US Tanks in Baghdad by Technical Sergeant John L. Houghton, Jr. United States Air Force
The Iraq War was fought between Iraq and a group of countries led by the United States and the United Kingdom. It began on March 20, 2003 and ended on December 18, 2011. The war resulted in the toppling of the Iraqi government led by Saddam Hussein.
Leading up to the War
In 1990, Iraq invaded the country of Kuwait and started the Gulf War. After Iraq lost the Gulf War, they had agreed to inspections by the United Nations. By the early 2000s, Iraq was refusing to allow U.N. inspectors into the country. Then 9/11 happened. The U.S. began to worry that the leader of Iraq, Saddam Hussein, was helping terrorists and that he was secretly developing weapons of mass destruction.

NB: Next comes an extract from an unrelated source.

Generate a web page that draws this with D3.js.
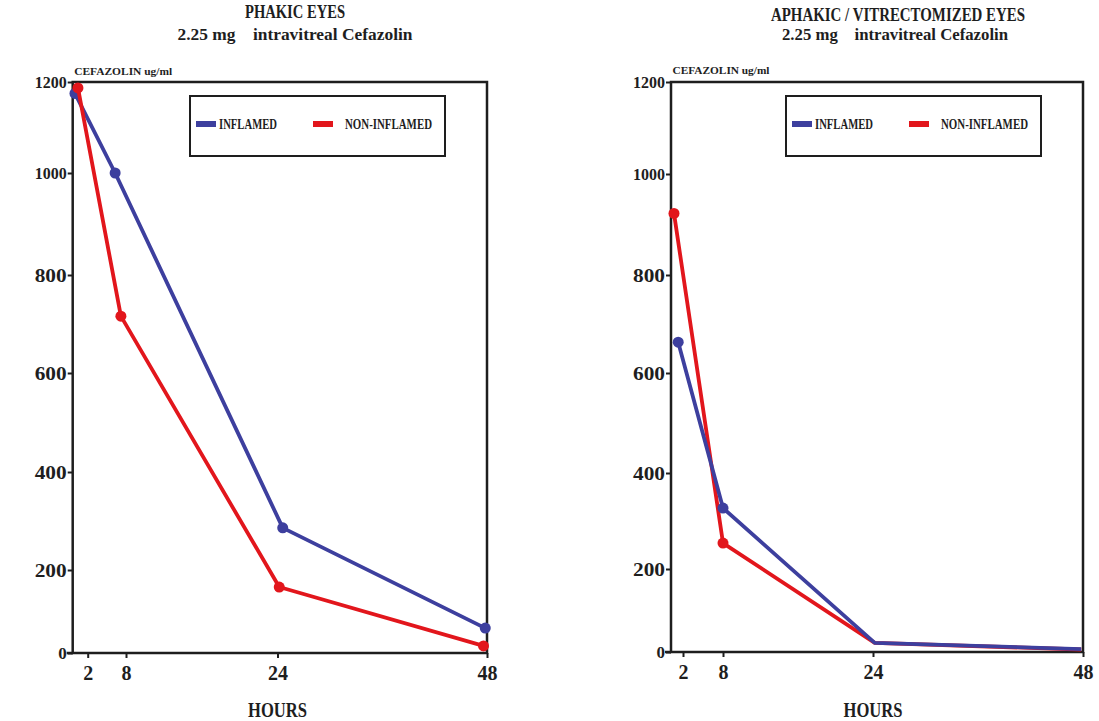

What are Weapons of Mass Destruction?
The term "Weapons of Mass Destruction", sometimes just called WMDs, are weapons that can cause harm to a lot of people. They include things like nuclear weapons, biological weapons, and chemical weapons (like poison gas).

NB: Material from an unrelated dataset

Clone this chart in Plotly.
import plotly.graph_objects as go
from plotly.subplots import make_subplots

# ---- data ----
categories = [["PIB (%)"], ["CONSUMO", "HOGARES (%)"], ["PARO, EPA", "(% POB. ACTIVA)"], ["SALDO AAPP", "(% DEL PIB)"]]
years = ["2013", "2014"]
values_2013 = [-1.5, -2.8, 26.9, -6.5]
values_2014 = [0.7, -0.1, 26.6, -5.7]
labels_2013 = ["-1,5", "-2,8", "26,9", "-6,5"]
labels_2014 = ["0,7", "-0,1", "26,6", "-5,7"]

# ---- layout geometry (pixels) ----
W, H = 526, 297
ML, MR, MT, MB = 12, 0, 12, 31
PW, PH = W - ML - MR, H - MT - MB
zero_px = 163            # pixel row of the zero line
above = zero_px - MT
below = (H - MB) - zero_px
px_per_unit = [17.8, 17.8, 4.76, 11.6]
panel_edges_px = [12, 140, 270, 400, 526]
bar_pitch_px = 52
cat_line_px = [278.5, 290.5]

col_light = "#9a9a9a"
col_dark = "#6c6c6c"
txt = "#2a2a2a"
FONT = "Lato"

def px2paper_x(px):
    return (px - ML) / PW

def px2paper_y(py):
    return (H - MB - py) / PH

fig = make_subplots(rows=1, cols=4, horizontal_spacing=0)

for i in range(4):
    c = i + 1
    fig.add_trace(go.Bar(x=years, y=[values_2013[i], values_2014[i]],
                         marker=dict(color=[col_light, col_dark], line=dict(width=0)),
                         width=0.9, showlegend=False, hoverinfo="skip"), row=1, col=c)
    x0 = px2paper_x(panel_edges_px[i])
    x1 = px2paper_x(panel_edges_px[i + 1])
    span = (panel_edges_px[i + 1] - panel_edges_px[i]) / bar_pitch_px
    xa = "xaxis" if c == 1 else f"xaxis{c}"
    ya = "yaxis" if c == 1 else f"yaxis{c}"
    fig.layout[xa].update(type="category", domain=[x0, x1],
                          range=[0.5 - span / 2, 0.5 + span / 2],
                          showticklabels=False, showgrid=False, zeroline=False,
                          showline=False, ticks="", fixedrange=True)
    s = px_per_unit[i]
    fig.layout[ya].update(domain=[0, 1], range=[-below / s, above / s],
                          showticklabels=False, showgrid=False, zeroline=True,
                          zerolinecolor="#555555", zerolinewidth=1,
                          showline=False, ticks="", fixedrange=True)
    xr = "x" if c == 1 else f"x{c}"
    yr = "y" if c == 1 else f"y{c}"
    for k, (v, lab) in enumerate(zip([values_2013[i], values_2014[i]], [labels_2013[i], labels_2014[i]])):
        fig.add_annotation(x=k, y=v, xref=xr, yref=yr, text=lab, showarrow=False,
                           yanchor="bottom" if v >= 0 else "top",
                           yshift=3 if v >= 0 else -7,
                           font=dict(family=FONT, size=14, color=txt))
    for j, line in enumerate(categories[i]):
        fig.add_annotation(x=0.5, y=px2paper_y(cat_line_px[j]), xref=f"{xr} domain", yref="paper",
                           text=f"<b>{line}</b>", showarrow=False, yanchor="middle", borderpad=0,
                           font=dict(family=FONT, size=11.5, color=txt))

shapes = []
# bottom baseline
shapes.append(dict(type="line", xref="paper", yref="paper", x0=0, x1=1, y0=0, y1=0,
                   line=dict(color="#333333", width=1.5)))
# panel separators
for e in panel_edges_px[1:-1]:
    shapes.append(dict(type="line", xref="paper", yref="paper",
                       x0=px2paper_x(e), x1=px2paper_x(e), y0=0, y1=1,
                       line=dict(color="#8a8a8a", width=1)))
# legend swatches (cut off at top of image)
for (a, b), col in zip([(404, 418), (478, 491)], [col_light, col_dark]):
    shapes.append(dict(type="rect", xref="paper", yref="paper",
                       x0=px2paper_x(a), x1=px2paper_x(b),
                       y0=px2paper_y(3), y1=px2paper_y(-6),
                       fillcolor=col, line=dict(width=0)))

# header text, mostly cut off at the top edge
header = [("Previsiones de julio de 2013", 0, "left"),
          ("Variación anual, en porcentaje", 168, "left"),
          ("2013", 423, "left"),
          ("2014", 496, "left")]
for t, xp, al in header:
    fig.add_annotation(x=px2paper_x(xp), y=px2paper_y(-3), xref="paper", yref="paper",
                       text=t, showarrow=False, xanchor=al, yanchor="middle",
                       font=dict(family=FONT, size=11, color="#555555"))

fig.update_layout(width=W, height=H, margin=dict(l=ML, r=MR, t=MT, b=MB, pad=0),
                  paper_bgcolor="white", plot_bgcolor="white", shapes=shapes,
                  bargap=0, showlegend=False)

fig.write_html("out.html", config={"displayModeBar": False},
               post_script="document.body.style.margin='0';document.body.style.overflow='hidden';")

On March 20, 2003, President George W. Bush ordered the invasion of Iraq. The U.S. forces were led by General Tommy Franks and the invasion was called "Operation Iraqi Freedom." Some countries allied with the U.S. including the United Kingdom, Australia, and Poland. However, many members of the United Nations including France and Germany did not agree with the invasion.
Shock and Awe
The U.S. used a precision bombing attack and fast moving troops to quickly invade Iraq. This method of attack was called "shock and awe." Within a few weeks, they had taken the capital city of Baghdad. Later that year, Saddam Hussein was captured. He was put on trial by the new Iraqi government and was executed in 2006.
The coalition forces continued to occupy Iraq for some time. The country was in disarray without Saddam and his government. Different Islamic factions fought against each other and the coalition forces for control of the country. The infrastructure (roads, government, buildings, telephone lines, etc.) of the country needed to be rebuilt.
For the next several years, different groups fought within Iraq for power against the new Iraqi government. A coalition of forces led by the United States remained in the country to maintain order and to help the new government. However, the insurgency continued.
U.S. Troops Withdraw
The Iraq War officially ended on December 18, 2011 with the withdrawal of U.S. combat troops.
ISIS and a Continuing Battle
In the next few years, an Islamic group called ISIS (Islamic State of Iraq and Syria) gained power in areas of Iraq. In 2014, the U.S. sent troops back to Iraq to support the Iraqi government. As of the writing of this article (2015), U.S. troops are still in Iraq combating ISIS.
Interesting Facts About the Iraq War
There weren't any WMDs found in Iraq after the invasion. Some say they were moved across the border to Syria, others say they never existed.
The U.S. Congress, including both the Senate and the House, passed a resolution authorizing the military to invade Iraq.
The first prime minister of the new government of Iraq was Ayad Allawi. He stepped down after 1 year in office.
There were 26 countries that made up the multinational force in Iraq.
Iraq adopted a new democratic constitution in 2005.